The United States’ first opponent in Group G will be our old foe Ghana, the team that has booted us from the past two World Cups. The USMNT’s results against the Black Stars in 2006 and 2010 have led many to be skeptical of our chances against the African nation. The team has its share of world-class players, boasting European stars like Kevin-Prince Boateng, Michael Essien and Kwadwo Asamoah. But after a strong showing in qualifying, the team had mixed results in their warm-up games, losing to the Netherlands before crushing South Korea.

This is not the same USMNT that was twice eliminated by the Black Stars, either. Many of the players who were on the United States’ 2010 World Cup squad have improved since the teams last met. Michael Bradley has become a world class midfield presence, while Jozy Altidore has grown as a player on the club and international level. The United States’ change in philosophy under Jürgen Klinsmann, an improved roster and fine run of form leave the USMNT in a good position to secure a win.
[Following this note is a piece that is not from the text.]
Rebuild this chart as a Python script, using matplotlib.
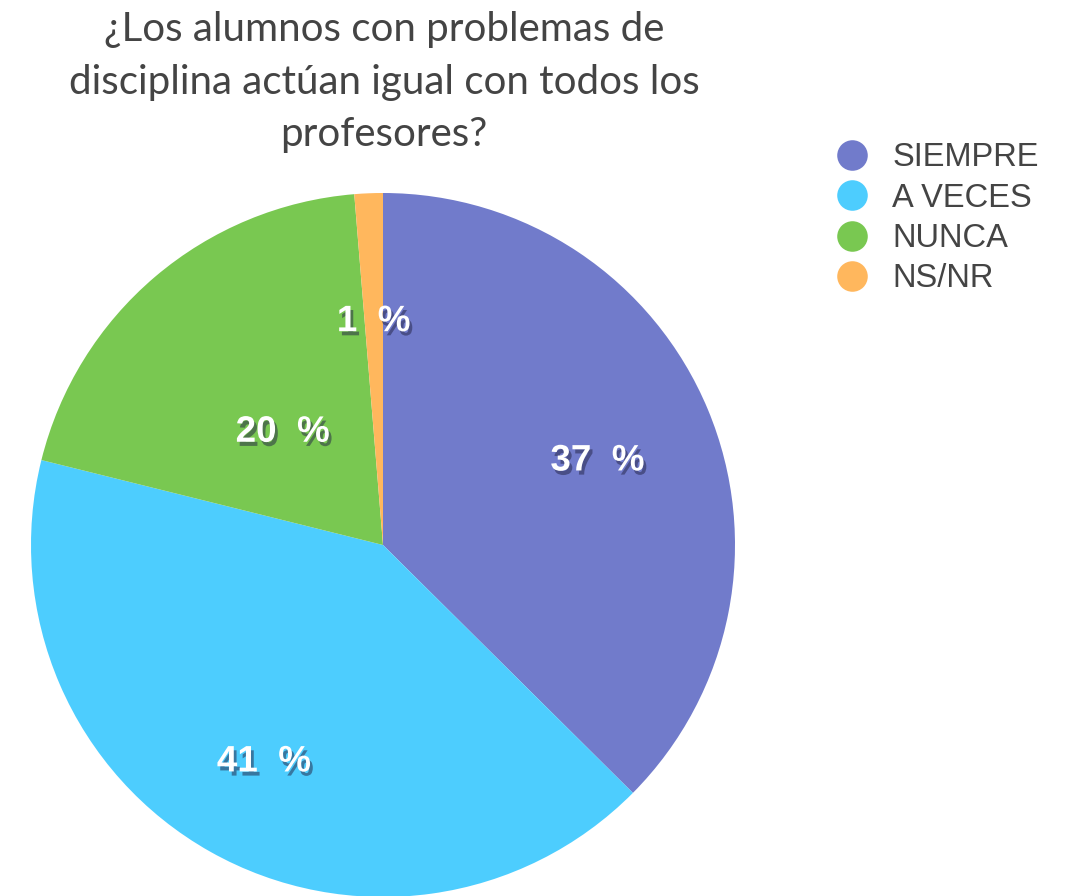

Portugal is arguably one of the most overrated teams in the tournament. They struggled to qualify for the World Cup, needing a playoff game where they narrowly defeated Sweden thanks to a hat-trick from Cristiano Ronaldo. The result against Sweden only reinforced the belief that Portugal is a one-man show, relying heavily on the Ballon d’Or winner just to qualify for the tournament. While the team features quality players like Nani, Fábio Coentrão, Pepe and João Moutinho, the team often goes as Ronaldo goes. Additionally, Ronaldo has been struggling with injury, recently claiming he's 100 percent while admitting he's constantly playing through pain. Ronaldo is also reportedly dealing with tendinitis in his knee, leading to further concerns about the player’s fitness. That being said, Ronaldo at 75% is still one of the best players in the world. But if the United States can slow him down, they stand a good chance of defeating Portugal and securing their second win of the group stage.

No one is overestimating Germany and I’m certainly not going to begin now. The three-time World Cup champions are looking very good going into Brazil despite Marco Reus, Marcel Schmelzer and İlkay Gündoğan missing the World Cup due to injuries. The Germans have frightening skill and depth in the midfield and one of, if not the best goalkeepers in Manuel Neuer. Yes, the United States did defeat Germany in a friendly last summer, but that game saw many of Germany’s starters subbed off shortly after the second half began. The best chance the Americans stand against Joachim Low’s men is for them to trot out a lesser squad, having potentially won their first two games.

The United States are no doubt in a very difficult group, but one that may be a bit overrated. FIFA World Rankings are not a good lens to judge this group through, especially since Portugal now sits at No. 3 despite nearly missing the tournament altogether. Barring a massive upset, Germany will win the group. But the battle for the second spot in the group is more wide open than previously thought and the United States are in a good position to secure that spot in the knockout round.